Walt Disney (NYSE:DIS), meanwhile, reported quarterly results that missed on both the top and bottom lines, but streaming was a bright spot for the company as it topped 200 million subscribers. The stock ended the day down less than 1%.
Beyond Meat (NASDAQ:BYND) fell more than 4% after reported a wider loss than expected as rising costs dented margins.
“With increasing competitive pressures, challenges in scaling the business, and intermediate-term capital needs, we believe investors should stay on the sidelines,” Oppenheimer said in a note.
Rivian Automotive (NASDAQ:RIVN) jumped nearly 18% despite reporting weaker-than-expected quarterly results.

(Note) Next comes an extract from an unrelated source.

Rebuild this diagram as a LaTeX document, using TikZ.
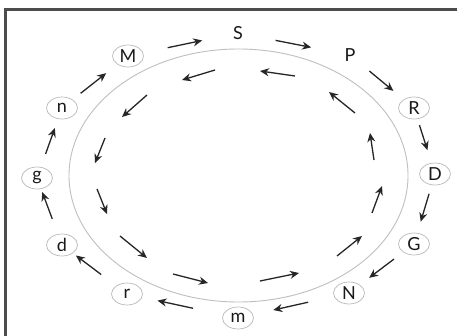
\documentclass[tikz,border=0pt]{standalone}
\usepackage{fontspec}
\setmainfont{Lato}
\usetikzlibrary{arrows.meta,shapes.geometric}
\tikzset{
  lbl/.style={font=\fontsize{18}{18}\selectfont, inner sep=0pt, text=black!90},
  circ/.style={lbl, ellipse, draw=gray!55, line width=0.7pt, minimum width=31pt, minimum height=22pt},
  arr/.style={draw=black!85, line width=1.3pt, -{Stealth[length=9pt,width=8pt]}},
  frame/.style={draw=black!70, line width=3pt},
  ring/.style={draw=gray!50, line width=0.9pt}
}
\newcommand{\oarr}[4]{\draw[arr, shorten <=#3pt, shorten >=#4pt] (#1.center) -- (#2.center);}
\begin{document}
\begin{tikzpicture}[x=1pt,y=-1pt]
\useasboundingbox (0,0) rectangle (457,336);
\fill[white] (0,0) rectangle (457,336);
\draw[frame] (5,336) -- (5,10) -- (458,10);
\draw[ring] (238.5,175.5) ellipse [x radius=169.5, y radius=126.5];
% outer labels
\node[lbl]  (nS) at (238,33) {S};
\node[lbl]  (nP) at (350,55) {P};
\node[circ] (nR) at (414,108) {R};
\node[circ] (nD) at (435,174) {D};
\node[circ] (nG) at (414,244) {G};
\node[circ] (nN) at (349,293) {N};
\node[circ] (lm) at (238,318) {m};
\node[circ] (lr) at (127,294) {r};
\node[circ] (ld) at (62,245) {d};
\node[circ] (lg) at (37,178) {g};
\node[circ] (ln) at (62,108) {n};
\node[circ] (nM) at (128,56) {M};
% outer arrows (clockwise)
\oarr{nM}{nS}{40.5}{36.6}
\oarr{nS}{nP}{38.3}{39.6}
\oarr{nP}{nR}{25.2}{26.8}
\oarr{nR}{nD}{18}{25}
\oarr{nD}{nG}{20.6}{23.3}
\oarr{nG}{nN}{25}{25.2}
\oarr{nN}{lm}{41.9}{36.2}
\oarr{lm}{lr}{46}{31.2}
\oarr{lr}{ld}{32.4}{17.4}
\oarr{ld}{lg}{27.9}{15}
\oarr{lg}{ln}{25.6}{21.3}
\oarr{ln}{nM}{23.7}{27.8}
% inner arrows (counter-clockwise)
\coordinate (a1) at (295,76);  \coordinate (b1) at (260,71);
\coordinate (a2) at (215,70);  \coordinate (b2) at (182,80);
\coordinate (a3) at (147,95);  \coordinate (b3) at (122,117);
\coordinate (a4) at (105,138); \coordinate (b4) at (95,163);
\coordinate (a5) at (97,189);  \coordinate (b5) at (107,214);
\coordinate (a6) at (120,236); \coordinate (b6) at (147,258);
\coordinate (a7) at (173,274); \coordinate (b7) at (208,283);
\coordinate (a8) at (260,281); \coordinate (b8) at (299,273);
\coordinate (a9) at (337,256); \coordinate (b9) at (362,236);
\coordinate (a10) at (372,213); \coordinate (b10) at (382,186);
\coordinate (a11) at (374,160); \coordinate (b11) at (370,133);
\coordinate (a12) at (355,113); \coordinate (b12) at (329,92);
\foreach \i in {1,...,12} {\draw[arr] (a\i) -- (b\i);}
\end{tikzpicture}
\end{document}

“This quarter [for Rivian] was not without issues, but it does finally appear that Rivian is on the right track with strong demand and a supply chain that should produce 25k deliveries this year reaffirming its guidance,” Wedbush said in a note.
The latest dip in markets has many debating whether stocks are close to reaching a bottom.
Some on Wall Street have earmarked the 30-month moving average near 3,800 for the S&P 500 as the level that could attract dip buyers, but remain wary of suggesting that a bottom is close.
“[W]e still believe the U.S. equity markets are closing in on a significant low for the year, but again this process may take more time and see more damage done before that materializes,” Janney Montgomery Scott said.